I have a question for people who argue against complexity for a Fighter class.
Here are two most common complaints I have seen from people who play martial characters in D&D. Not just Fighters but also Monks, Barbarians, Rogues and other nonmagical classes.
1. "On my turn all I do is the same boring swinging weapons"
2. "At higher levels casters can bend reality and slaughter whole armies, bring dragons to their knees, command forces of nature and imprison gods...while I still jsut swing my boring weapon like I do on lower levels, except number went up"
Those are complaints that adding more complexity like maneuvers is supposed to solve or at least mitigate.

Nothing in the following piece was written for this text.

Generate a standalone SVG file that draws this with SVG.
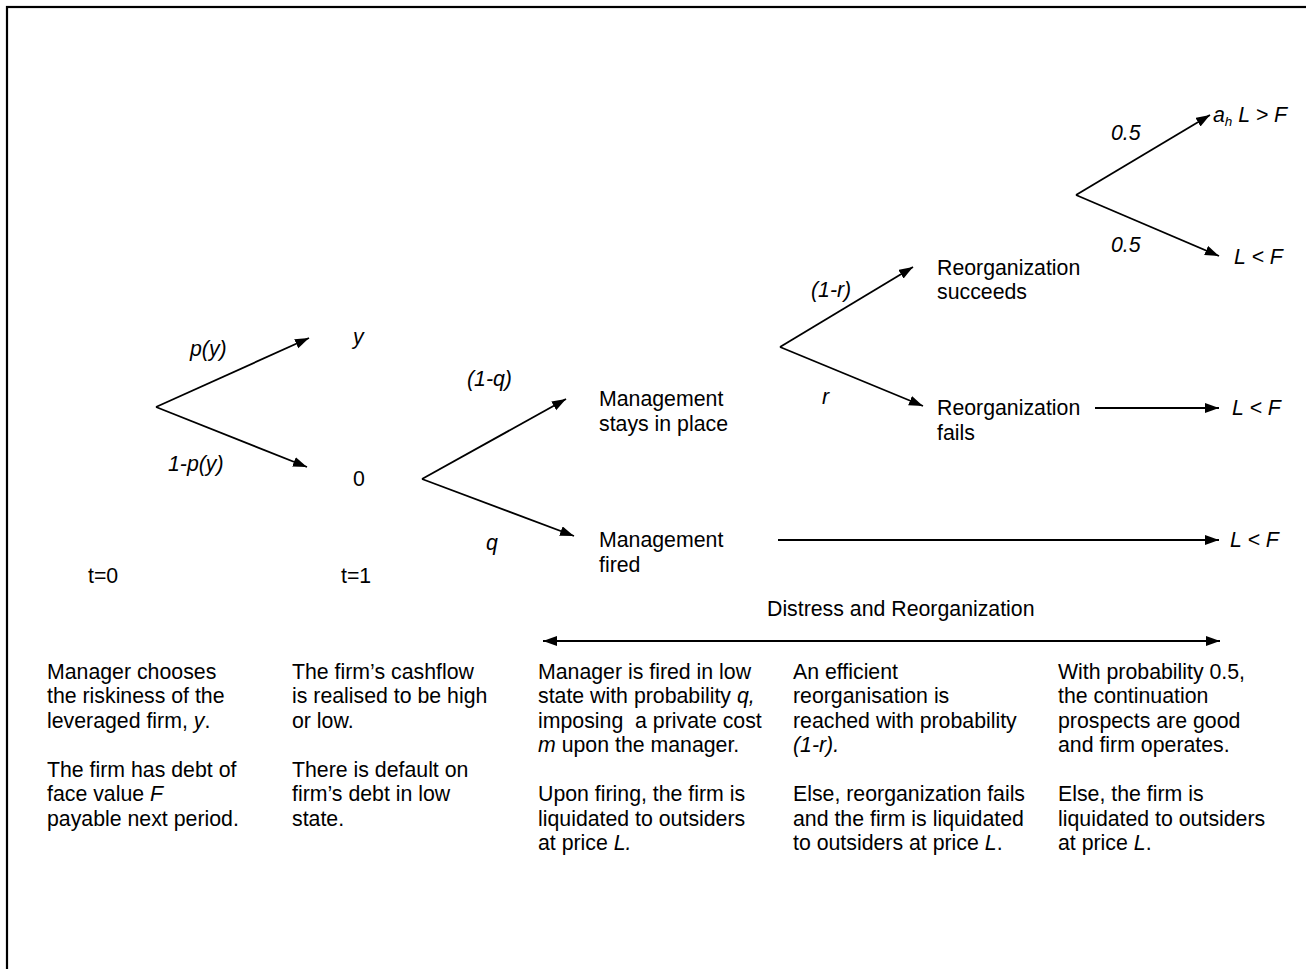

How do you solve them without increasing class complexity?
And btw, no, giving them followers and land does not count, I noticed overlap of people who make this complaint and those who despise all stuff that comes in owning land and having followers in say, BECMI, on the ground it a) interrupts the game loop with mechanics completely unrelated to what the class was doing and b) always forces the PC to obey their liege or get invaded, as no edition of D&D ever had such mechancis and did not punish anyone trying to be "Conan at the court".
If you believe #1 there are likely multiple classes and builds you wouldn't want to play. Fortunately there are subclasses or other classes that have more options. Personally it's not an issue for me, when playing a fighter I focus on other things and there are always options for shoving, knocking prone, grapple, any number of things.
For #2? I've tracked damage and fighter typically comes out on top. Meanwhile if your party is teleporting halfway across the world that's because the DM knows you can teleport and set the objective you're trying to achieve halfway across the world instead of down the street.
Fighting styles, feats and with 2024 weapon mastery all add other options. It just depends on what the person wants to play.